Nel Dna umano potrebbero essersi conservati dei ‘fossili’ molto particolari: i resti genetici dei primi animali comparsi sul pianeta, organismi multicellulari dalle forme bizzarre vissuti oltre 500 milioni di anni fa sui fondali oceanici.
A scoprire le loro insospettabili somiglianze con gli animali moderni (umani inclusi) è uno studio del Museo di storia naturale di Washington e dell’Università della California a Riverside, pubblicato sulla rivista Proceedings of the Royal Society B.
I ricercatori si sono focalizzati in particolare su quattro animali rappresentativi delle oltre 40 specie identificate tra quelle vissute nel periodo Ediacarano, tra 570 e 539 milioni di anni fa, grandi da pochi millimetri fino anche a un metro: sono l’antenata dei molluschi Kimberella, a forma di goccia, capace di muoversi come una lumaca e di mangiare con una piccola proboscide; la Dickinsonia, piatta e ovale con delle strisce in rilievo sul dorso; il Tribrachidio, di forma emisferica; infine l’Ikaria, un animale piccolo quanto un chicco di riso nonché il primo ad avere una parte anteriore e una posteriore, con due orifizi collegati dall’apparato digerente.
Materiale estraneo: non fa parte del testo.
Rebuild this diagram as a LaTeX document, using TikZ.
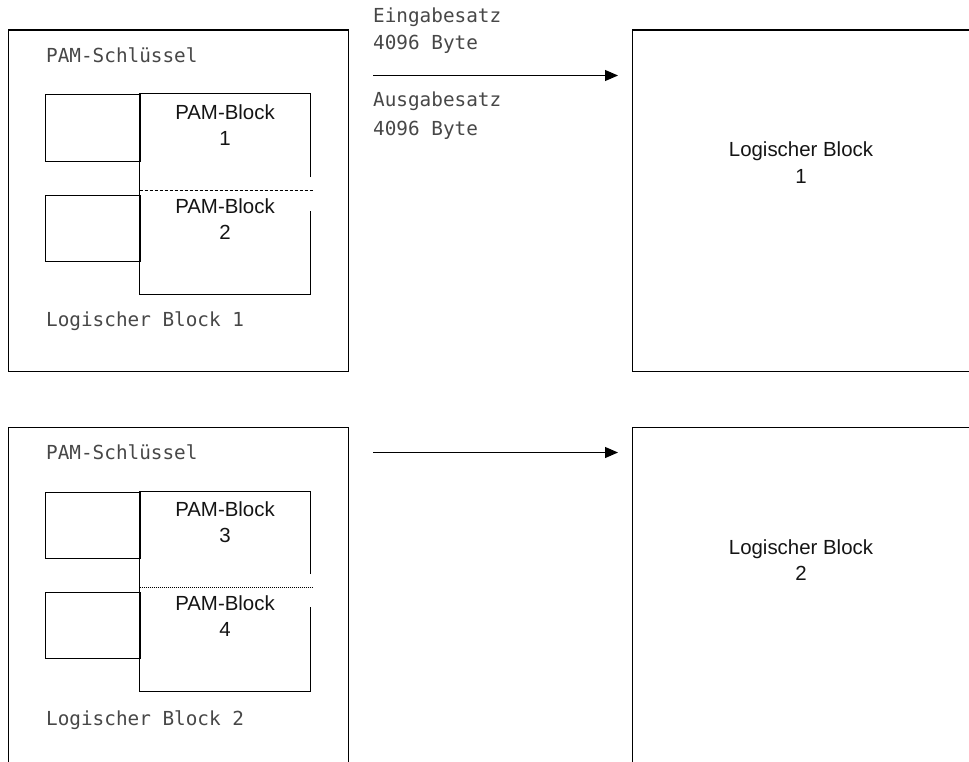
\documentclass[tikz,border=0pt]{standalone}
\usepackage{fontspec}
\newfontfamily\labelsans{Liberation Sans}
\newfontfamily\labelmono{DejaVu Sans Mono}
\usetikzlibrary{arrows.meta}
\definecolor{monogray}{gray}{0.28}
\definecolor{sansink}{gray}{0.08}
\tikzset{
  frame/.style={draw, line width=1.1bp, inner sep=0pt},
  edge/.style={line width=1.1bp},
  cut/.style={line width=0.9bp, dash pattern=on 3bp off 2bp},
  cutfine/.style={line width=1.1bp, dash pattern=on 1bp off 1bp},
  mono/.style={font=\labelmono\fontsize{19.4}{27}\selectfont, text=monogray, inner sep=0pt, anchor=base west},
  blocktext/.style={font=\labelsans\fontsize{20.5}{26.7}\selectfont, text=sansink, align=center, inner sep=0pt},
  flow/.style={line width=1.1bp, -{Triangle[length=13bp,width=11bp]}}
}
\begin{document}
\begin{tikzpicture}[x=1bp,y=-1bp]
\useasboundingbox (0,0) rectangle (969,762);
\clip (0,0) rectangle (969,762);

% ---------- first logical block ----------
\node[frame, anchor=north west, minimum width=340bp, minimum height=341bp] (outerA) at (7.5,29.5) {};
\node[mono] (keyA) at (46,62.7) {PAM-Schlüssel};
\node[frame, anchor=north west, minimum width=95bp, minimum height=67bp] (keyA1) at (44.5,93.5) {};
\node[frame, anchor=north west, minimum width=95bp, minimum height=66bp] (keyA2) at (44.5,194.5) {};
\draw[edge] (310.5,177) -- (310.5,93.5) -- (139.5,93.5) -- (139.5,294.5) -- (310.5,294.5) -- (310.5,211);
\draw[cut] (139.5,190.5) -- (313,190.5);
\node[blocktext] (pam1) at (225,125) {PAM-Block\\1};
\node[blocktext] (pam2) at (225,219.2) {PAM-Block\\2};
\node[mono] (logA) at (46,326.7) {Logischer Block 1};

\node[frame, anchor=north west, minimum width=400bp, minimum height=341bp] (targetA) at (631.5,29.5) {};
\node[blocktext] (targetAtext) at (801,162.5) {Logischer Block\\1};

\coordinate (arrAs) at (373,75.5);
\coordinate (arrAe) at (618,75.5);
\draw[flow] (arrAs) -- (arrAe);
\node[mono] (inA1) at (373,22.7) {Eingabesatz};
\node[mono] (inA2) at (373,50) {4096 Byte};
\node[mono] (outA1) at (373,106.7) {Ausgabesatz};
\node[mono] (outA2) at (373,135) {4096 Byte};

% ---------- second logical block ----------
\node[frame, anchor=north west, minimum width=340bp, minimum height=360bp] (outerB) at (7.5,426.5) {};
\node[mono] (keyB) at (46,459.3) {PAM-Schlüssel};
\node[frame, anchor=north west, minimum width=95bp, minimum height=66bp] (keyB1) at (44.5,491.5) {};
\node[frame, anchor=north west, minimum width=95bp, minimum height=66bp] (keyB2) at (44.5,591.5) {};
\draw[edge] (310.5,574) -- (310.5,491.5) -- (139.5,491.5) -- (139.5,691.5) -- (310.5,691.5) -- (310.5,607);
\draw[cutfine] (139.5,587.5) -- (313,587.5);
\node[blocktext] (pam3) at (225,522) {PAM-Block\\3};
\node[blocktext] (pam4) at (225,615.9) {PAM-Block\\4};
\node[mono] (logB) at (46,725) {Logischer Block 2};

\node[frame, anchor=north west, minimum width=400bp, minimum height=360bp] (targetB) at (631.5,426.5) {};
\node[blocktext] (targetBtext) at (801,559.9) {Logischer Block\\2};

\coordinate (arrBs) at (373,452.5);
\coordinate (arrBe) at (618,452.5);
\draw[flow] (arrBs) -- (arrBe);
\end{tikzpicture}
\end{document}
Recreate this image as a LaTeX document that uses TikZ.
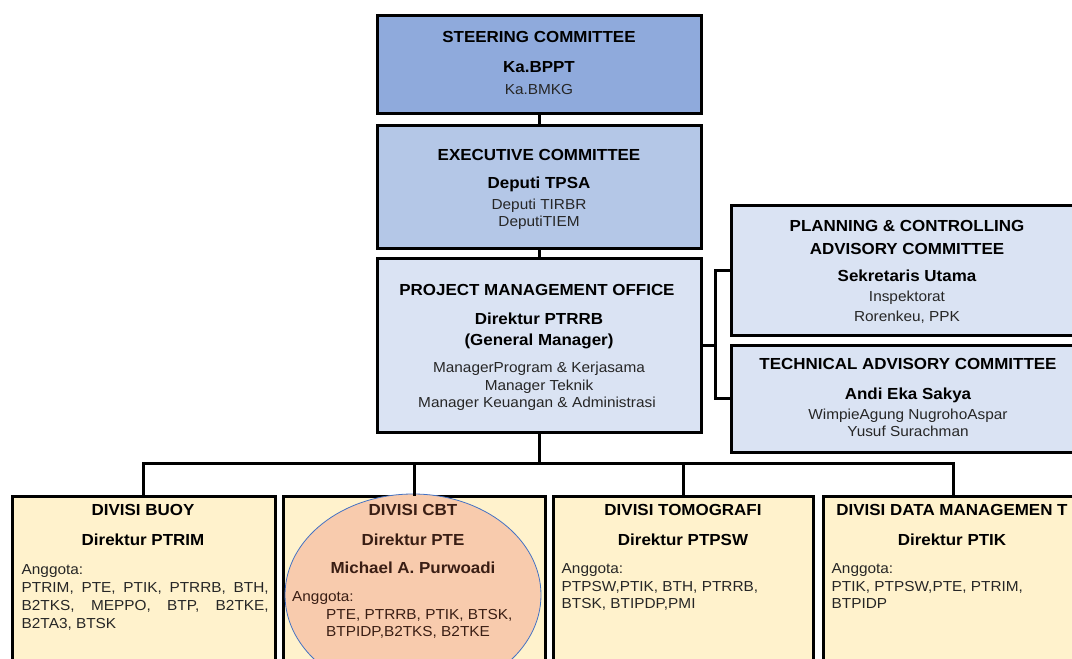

“Nessuno di questi esseri viventi aveva una testa o uno scheletro”, spiega la paleobiologa Mary Droser dell’Università della California. “Probabilmente molti di loro apparivano come dei tappetini antiscivolo in 3D sul fondale marino, dei semplici dischi tondeggianti fissi”. “ Questi animali – prosegue Droser – erano così strani e diversi che risulta difficile assegnarli alle moderne categorie degli esseri viventi solo in base all’aspetto, e per di più non possiamo estrarre il loro Dna”.
Studiando i loro fossili, però, i ricercatori hanno provato a desumere come si muovevano, come si nutrivano e, più in generale, come vivevano sul fondale. Tutti e quattro gli animali erano composti da tipologie differenti di cellule, avevano una simmetria tra la parte destra e sinistra del corpo, erano dotati di muscolatura e di un sistema nervoso non centralizzato.
Inoltre erano capaci di riparare parti del corpo danneggiate attraverso il meccanismo di morte cellulare programmata (apoptosi), cruciale ancora oggi per il nostro sistema immunitario contro virus e tumori. Probabilmente avevano già le istruzioni genetiche per costruire la testa e gli organi di senso, ma l’interazione tra i vari geni non si era ancora affinata.
“Quest’analisi – scrivono i ricercatori – dimostra che i circuiti genetici per la multicellularità, per la polarità assiale, la muscolatura e il sistema nervoso erano probabilmente già presenti in alcuni di questi animali primordiali”.